After Rana's death, Jabarin left the apartment. The neighbors say crates of trash were removed from the two meager rooms. Jabarin says all Rana owned were a few religious texts that he donated to the synagogue after Rana's death. "Where else will you see such friendship between an Arab and a Jew?" he says, with a toothless smile.
Taking the law into his own hands
Here and there, according to his testimony, Levy saw Rana on the streets of Hatikva, but he never approached him, never came near him. It should be noted that Rana was not convicted of sexually abusing Levy and that, during the trial, Judge Kabub did not find he was a criminal who had attacked Levy sexually. "I'm not intending to establish facts as to whether the deceased committed an indecent act against the accused during his childhood, or whether it was another sex offender ..." he wrote.
And yet, Kabub believes Levy's story of experiencing sexual abuse during his childhood. "The testimony of the accused was given in the courtroom with great emotion, his mouth trembled while he was telling his story, he spoke in choppy sentences, wiped his tears, so the court had the impression he really was talking about an unpleasant experience." In the decision he added: "In the opinion of Prof. Tiano, there is clear backing for the accused's story of being sexually attacked in childhood, and for the harsh results of this attack for years, beginning with his psychological deterioration at the age of 9 [which was supported by the accused's medical file] and ending with sudden and unexpected outbursts on the part of the accused as a result of the trauma he experienced in childhood."

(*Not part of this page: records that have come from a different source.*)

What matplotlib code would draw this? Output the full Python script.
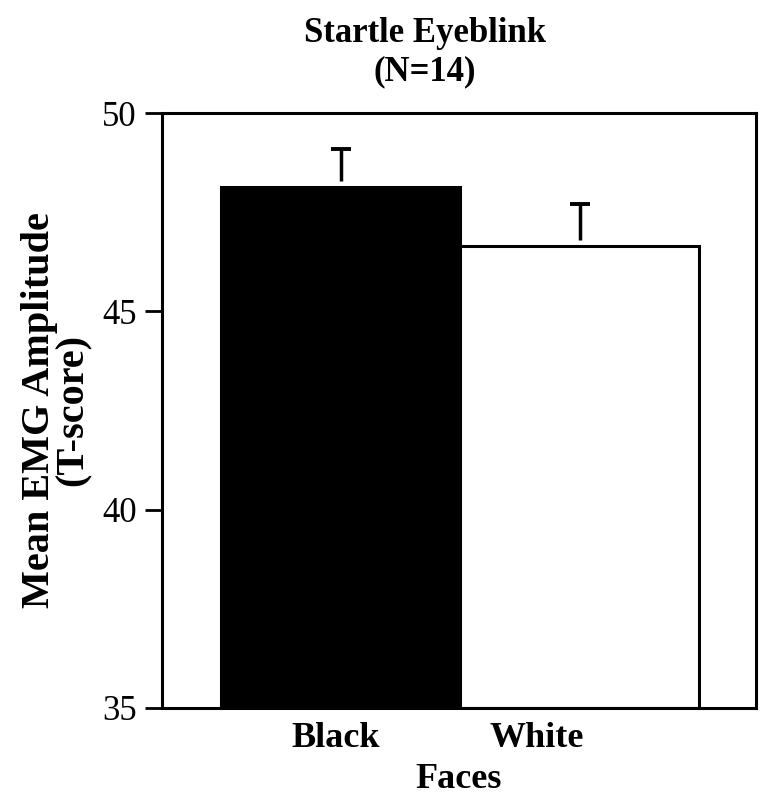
import matplotlib
matplotlib.use('Agg')
import matplotlib.pyplot as plt

# data
groups = ['Black', 'White']
means = [48.13, 46.65]
errors = [0.96, 1.06]
bar_colors = ['black', 'white']
yticks = [35, 40, 45, 50]

plt.rcParams['font.family'] = ['Liberation Serif', 'DejaVu Serif']

fig = plt.figure(figsize=(7.61, 7.97), dpi=100)
ax = fig.add_axes([0.2129, 0.1117, 0.7805, 0.7465])

xpos = list(range(len(groups)))
ax.bar(xpos, [m - 35 for m in means], bottom=35, width=1.0,
       color=bar_colors, edgecolor='black', linewidth=2.2, zorder=2)

# upper-only error bars drawn as a "T" floating just above each bar
tops = [m + e for m, e in zip(means, errors)]
ax.vlines(xpos, [m + 0.15 for m in means], tops, color='black',
          linewidth=2.5, zorder=3)
ax.plot(xpos, tops, linestyle='none', marker='_', markersize=15,
        markeredgewidth=2.8, color='black', zorder=3)

ax.set_xlim(-0.747, 1.738)
ax.set_ylim(35, 50)
ax.set_yticks(yticks)
ax.set_yticklabels([str(t) for t in yticks], fontsize=25)
ax.tick_params(axis='y', direction='out', length=12, width=2, pad=6)

# category labels sit slightly left of the bar centres in the original
ax.set_xticks([-0.02, 0.82])
ax.set_xticklabels(groups, fontsize=26, fontweight='bold')
ax.tick_params(axis='x', length=0, pad=10)
ax.set_xlabel('Faces', fontsize=26, fontweight='bold', labelpad=6)
ax.set_ylabel('Mean EMG Amplitude\n(T-score)', fontsize=29,
              fontweight='bold', labelpad=8, linespacing=0.85)

for side in ['left', 'right', 'top', 'bottom']:
    ax.spines[side].set_linewidth(2.2)

fig.text(425 / 761, 1 - 17 / 797, 'Startle Eyeblink\n(N=14)', ha='center',
         va='top', fontsize=25, fontweight='bold', linespacing=1.2)

fig.savefig('out.png', dpi=100)
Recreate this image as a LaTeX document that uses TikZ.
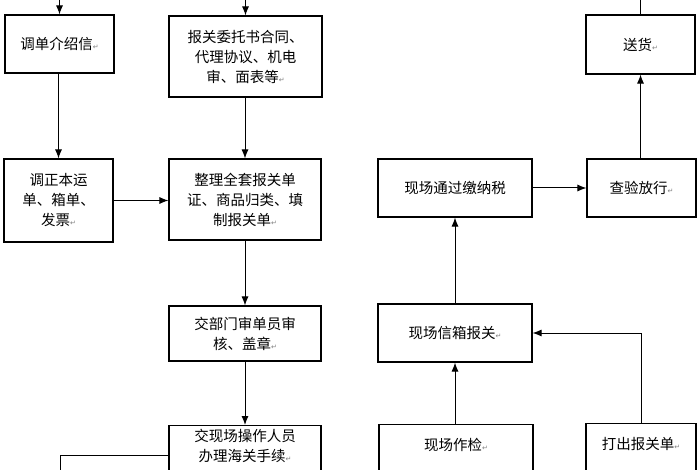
\documentclass[tikz,border=0pt]{standalone}
\usepackage{fontspec}
\usetikzlibrary{arrows.meta}
\setmainfont{Noto Sans CJK SC}
\newfontfamily\djv{DejaVu Sans}
\newcommand{\rt}{{\djv\color{gray}\scriptsize ↵}}
\begin{document}
\begin{tikzpicture}[x=1pt,y=-1pt,
 box/.style={draw,line width=1.1pt,minimum width=#1,align=center,inner sep=2pt,font=\fontsize{14.5}{20}\selectfont},
 ar/.style={-{Latex[length=9pt,width=7pt]},line width=1pt},
 ln/.style={line width=1pt}]
\useasboundingbox (0,0) rectangle (700,470);
\fill[white] (0,0) rectangle (700,470);
\clip (0,0) rectangle (700,470);
\node[box=109pt,minimum height=58pt] (A) at (59.5,44) {调单介绍信\rt};
\node[box=153pt,minimum height=81pt] (B) at (245.5,56.5) {报关委托书合同、\\代理协议、机电\\审、面表等\rt};
\node[box=109pt,minimum height=83pt] (C) at (58.5,200.5) {调正本运\\单、箱单、\\发票\rt};
\node[box=152pt,minimum height=81pt] (D) at (245,199.5) {整理全套报关单\\证、商品归类、填\\制报关单\rt};
\node[box=152pt,minimum height=55pt] (E) at (245,333.5) {交部门审单员审\\核、盖章\rt};
\node[box=152pt,minimum height=80pt,anchor=north] (F) at (245,425) {交现场操作人员\\办理海关手续\rt\\ \\};
\node[box=109pt,minimum height=59pt] (G) at (640.5,44.5) {送货\rt};
\node[box=154pt,minimum height=58pt] (H) at (455,188) {现场通过缴纳税};
\node[box=109pt,minimum height=58pt] (I) at (641.5,188) {查验放行\rt};
\node[box=154pt,minimum height=58pt] (J) at (455,333) {现场信箱报关\rt};
\node[box=154pt,minimum height=80pt,anchor=north] (K) at (456,424) {现场作检\rt\\ \\};
\node[box=110pt,minimum height=80pt,anchor=north] (L) at (641,423) {打出报关单\rt\\ \\};
\coordinate (a0) at (59.5,0);
\coordinate (b0) at (245.5,0);
\coordinate (g0) at (640.5,0);
\coordinate (f1) at (60,455);
\coordinate (f2) at (60,480);
\draw[ar] (a0) -- (A.north);
\draw[ar] (b0) -- (B.north);
\draw[ln] (G.north) -- (g0);
\draw[ar] (A.south -| C) -- (C.north);
\draw[ar] (B.south -| D) -- (D.north);
\draw[ar] (C) -- (C -| D.west);
\draw[ar] (D) -- (E);
\draw[ar] (E) -- (F);
\draw[ln] (F.west |- f1) -- (f1) -- (f2);
\draw[ar] (K.north -| J) -- (J.south);
\draw[ar] (J) -- (H);
\draw[ar] (H) -- (I);
\draw[ar] (I.north -| G) -- (G.south);
\draw[ar] (L.north) |- (J.east);
\end{tikzpicture}
\end{document}
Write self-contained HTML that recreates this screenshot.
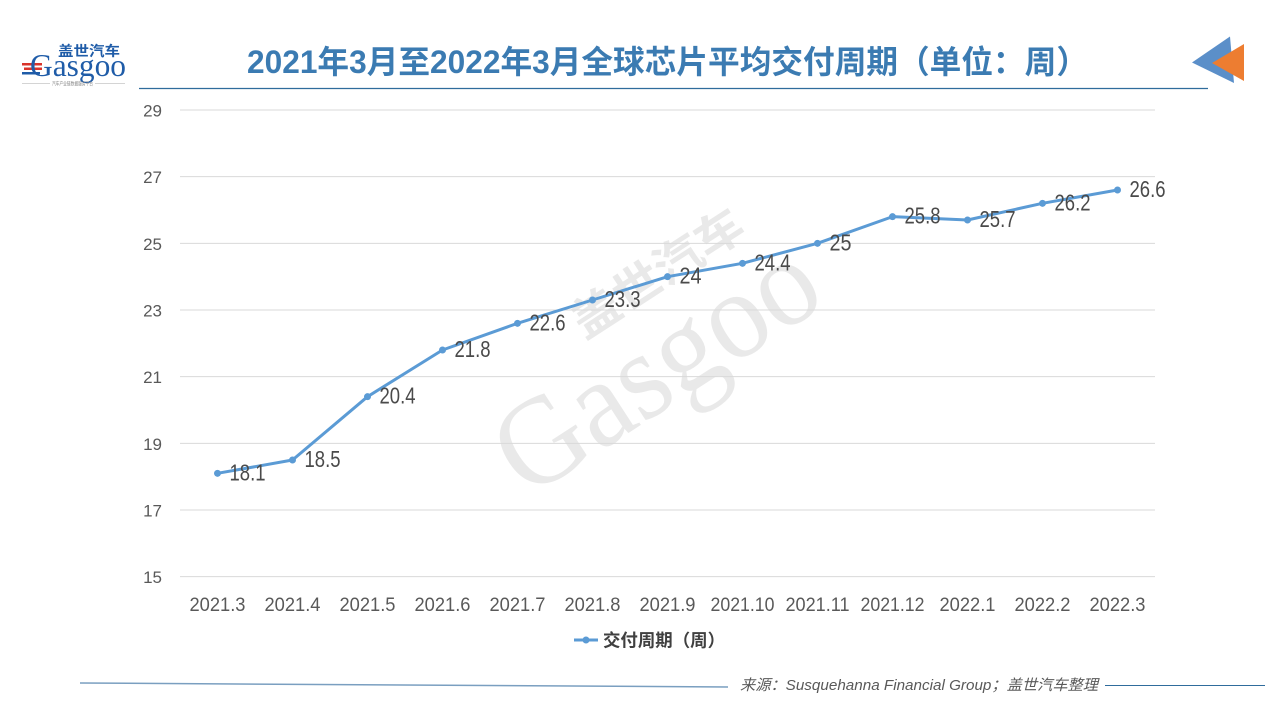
<!DOCTYPE html>
<html>
<head>
<meta charset="utf-8">
<style>
html,body{margin:0;padding:0;background:#fff;}
body{width:1280px;height:720px;overflow:hidden;}
svg{display:block;}
</style>
</head>
<body>
<svg width="1280" height="720" viewBox="0 0 1280 720" xmlns="http://www.w3.org/2000/svg" font-family="'Liberation Sans','Noto Sans CJK SC',sans-serif">
  <rect width="1280" height="720" fill="#ffffff"/>

  <!-- Logo -->
  <g>
    <text x="58" y="56" font-size="14" font-weight="bold" fill="#1f5ca8" textLength="62" lengthAdjust="spacingAndGlyphs" font-family="'Liberation Sans','Noto Sans CJK SC',sans-serif">盖世汽车</text>
    <rect x="22" y="63" width="20" height="2.5" fill="#d9332b"/>
    <rect x="24" y="67.5" width="18" height="2.5" fill="#d9332b"/>
    <rect x="22" y="72" width="18" height="2.5" fill="#1f5ca8"/>
    <text x="30" y="76" font-size="32" fill="#1f5ca8" textLength="96" lengthAdjust="spacingAndGlyphs" font-family="'Liberation Serif',serif">Gasgoo</text>
    <line x1="22" y1="83.5" x2="50" y2="83.5" stroke="#aaa" stroke-width="0.6"/>
    <line x1="95" y1="83.5" x2="125" y2="83.5" stroke="#aaa" stroke-width="0.6"/>
    <text x="52" y="85.5" font-size="5" fill="#888" textLength="41" lengthAdjust="spacingAndGlyphs">汽车产业链数据服务平台</text>
  </g>

  <!-- Title -->
  <text x="247" y="73" font-size="32" font-weight="bold" fill="#3b7bb2" textLength="841" lengthAdjust="spacingAndGlyphs">2021年3月至2022年3月全球芯片平均交付周期（单位：周）</text>
  <line x1="139" y1="88.5" x2="1208" y2="88.5" stroke="#2f6c9c" stroke-width="1.2"/>

  <!-- Arrows top-right -->
  <polygon points="1192,62.5 1230,36.5 1234,83" fill="#5b8fc9"/>
  <polygon points="1212,63 1244,44 1244,81" fill="#ed7d31"/>

  <!-- Watermark -->
  <g transform="translate(652,370) rotate(-33)" fill="#e9e9e9">
    <text x="-175" y="40" font-size="125" font-family="'Liberation Serif',serif" textLength="360" lengthAdjust="spacingAndGlyphs">Gasgoo</text>
    <text x="-40" y="-62" font-size="46" font-weight="bold" textLength="195" lengthAdjust="spacingAndGlyphs">盖世汽车</text>
  </g>

  <!-- Gridlines -->
  <g stroke="#d9d9d9" stroke-width="1">
    <line x1="180" y1="110" x2="1155" y2="110"/>
    <line x1="180" y1="176.67" x2="1155" y2="176.67"/>
    <line x1="180" y1="243.33" x2="1155" y2="243.33"/>
    <line x1="180" y1="310" x2="1155" y2="310"/>
    <line x1="180" y1="376.67" x2="1155" y2="376.67"/>
    <line x1="180" y1="443.33" x2="1155" y2="443.33"/>
    <line x1="180" y1="510" x2="1155" y2="510"/>
    <line x1="180" y1="576.67" x2="1155" y2="576.67"/>
  </g>

  <!-- Y labels -->
  <g font-size="17" fill="#595959" text-anchor="end">
    <text x="162" y="116.5">29</text>
    <text x="162" y="183.2">27</text>
    <text x="162" y="249.8">25</text>
    <text x="162" y="316.5">23</text>
    <text x="162" y="383.2">21</text>
    <text x="162" y="449.8">19</text>
    <text x="162" y="516.5">17</text>
    <text x="162" y="583.2">15</text>
  </g>

  <!-- X labels -->
  <g font-size="19.5" fill="#595959" text-anchor="middle">
    <text x="217.5" y="611" textLength="56" lengthAdjust="spacingAndGlyphs">2021.3</text>
    <text x="292.5" y="611" textLength="56" lengthAdjust="spacingAndGlyphs">2021.4</text>
    <text x="367.5" y="611" textLength="56" lengthAdjust="spacingAndGlyphs">2021.5</text>
    <text x="442.5" y="611" textLength="56" lengthAdjust="spacingAndGlyphs">2021.6</text>
    <text x="517.5" y="611" textLength="56" lengthAdjust="spacingAndGlyphs">2021.7</text>
    <text x="592.5" y="611" textLength="56" lengthAdjust="spacingAndGlyphs">2021.8</text>
    <text x="667.5" y="611" textLength="56" lengthAdjust="spacingAndGlyphs">2021.9</text>
    <text x="742.5" y="611" textLength="64" lengthAdjust="spacingAndGlyphs">2021.10</text>
    <text x="817.5" y="611" textLength="64" lengthAdjust="spacingAndGlyphs">2021.11</text>
    <text x="892.5" y="611" textLength="64" lengthAdjust="spacingAndGlyphs">2021.12</text>
    <text x="967.5" y="611" textLength="56" lengthAdjust="spacingAndGlyphs">2022.1</text>
    <text x="1042.5" y="611" textLength="56" lengthAdjust="spacingAndGlyphs">2022.2</text>
    <text x="1117.5" y="611" textLength="56" lengthAdjust="spacingAndGlyphs">2022.3</text>
  </g>

  <!-- Series -->
  <polyline fill="none" stroke="#5b9bd5" stroke-width="3" stroke-linejoin="round" stroke-linecap="round"
    points="217.5,473.33 292.5,460 367.5,396.67 442.5,350 517.5,323.33 592.5,300 667.5,276.67 742.5,263.33 817.5,243.33 892.5,216.67 967.5,220 1042.5,203.33 1117.5,190"/>
  <g fill="#5b9bd5">
    <circle cx="217.5" cy="473.33" r="3.5"/>
    <circle cx="292.5" cy="460" r="3.5"/>
    <circle cx="367.5" cy="396.67" r="3.5"/>
    <circle cx="442.5" cy="350" r="3.5"/>
    <circle cx="517.5" cy="323.33" r="3.5"/>
    <circle cx="592.5" cy="300" r="3.5"/>
    <circle cx="667.5" cy="276.67" r="3.5"/>
    <circle cx="742.5" cy="263.33" r="3.5"/>
    <circle cx="817.5" cy="243.33" r="3.5"/>
    <circle cx="892.5" cy="216.67" r="3.5"/>
    <circle cx="967.5" cy="220" r="3.5"/>
    <circle cx="1042.5" cy="203.33" r="3.5"/>
    <circle cx="1117.5" cy="190" r="3.5"/>
  </g>

  <!-- Data labels -->
  <g font-size="23" fill="#4a4a4a">
    <text x="229.5" y="480.3" textLength="36" lengthAdjust="spacingAndGlyphs">18.1</text>
    <text x="304.5" y="467" textLength="36" lengthAdjust="spacingAndGlyphs">18.5</text>
    <text x="379.5" y="403.7" textLength="36" lengthAdjust="spacingAndGlyphs">20.4</text>
    <text x="454.5" y="357" textLength="36" lengthAdjust="spacingAndGlyphs">21.8</text>
    <text x="529.5" y="330.3" textLength="36" lengthAdjust="spacingAndGlyphs">22.6</text>
    <text x="604.5" y="307" textLength="36" lengthAdjust="spacingAndGlyphs">23.3</text>
    <text x="679.5" y="283.7" textLength="22" lengthAdjust="spacingAndGlyphs">24</text>
    <text x="754.5" y="270.3" textLength="36" lengthAdjust="spacingAndGlyphs">24.4</text>
    <text x="829.5" y="250.3" textLength="22" lengthAdjust="spacingAndGlyphs">25</text>
    <text x="904.5" y="223.7" textLength="36" lengthAdjust="spacingAndGlyphs">25.8</text>
    <text x="979.5" y="227" textLength="36" lengthAdjust="spacingAndGlyphs">25.7</text>
    <text x="1054.5" y="210.3" textLength="36" lengthAdjust="spacingAndGlyphs">26.2</text>
    <text x="1129.5" y="197" textLength="36" lengthAdjust="spacingAndGlyphs">26.6</text>
  </g>

  <!-- Legend -->
  <line x1="574" y1="640" x2="598" y2="640" stroke="#5b9bd5" stroke-width="3"/>
  <circle cx="586" cy="640" r="3.5" fill="#5b9bd5"/>
  <text x="603" y="646.5" font-size="17.5" font-weight="bold" fill="#404040" textLength="122" lengthAdjust="spacingAndGlyphs">交付周期（周）</text>

  <!-- Footer -->
  <line x1="80" y1="683" x2="728" y2="687" stroke="#7a9fc0" stroke-width="1.5"/>
  <text x="740" y="690" font-size="15" font-style="italic" fill="#595959" textLength="358" lengthAdjust="spacingAndGlyphs">来源：Susquehanna Financial Group；盖世汽车整理</text>
  <line x1="1105" y1="685.5" x2="1265" y2="685.5" stroke="#2f6c9c" stroke-width="1"/>
</svg>
</body>
</html>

At the conclusion of the sentencing, the judge found it difficult not to imply that Rana was the attacker in Levy's case. The judge found Levy's version of the sexual crimes he had experienced, which he described to the police and the court, "unsurprisingly similar" to the description in the indictment submitted in Rana's case, in which he was convicted of sexual crimes against a minor in his neighborhood.
Finally, he ruled: "This is an exceptional case of someone who behaved in a legitimate manner during the first stage of the incident, in order to prevent sexual harm to a child, but it continued with total loss of control on the part of the accused, resulting from anger, and primarily a desire to punish the deceased, in light of that same incident from decades ago that caused the accused many years of suffering." The State Prosecutor's Office was surprised by the leniency of the punishment, and intends to appeal.
Shmuel Levy agreed to be interviewed for this article, but because he is a new prisoner, the Israel Prison Service did not permit it. Last week, Levy left his detention cell in Abu Kabir for his new home as a working prisoner in Ramle Prison. He recently told acquaintances that his world had been destroyed in an instant. "I was apparently in the wrong place at the wrong time," he said.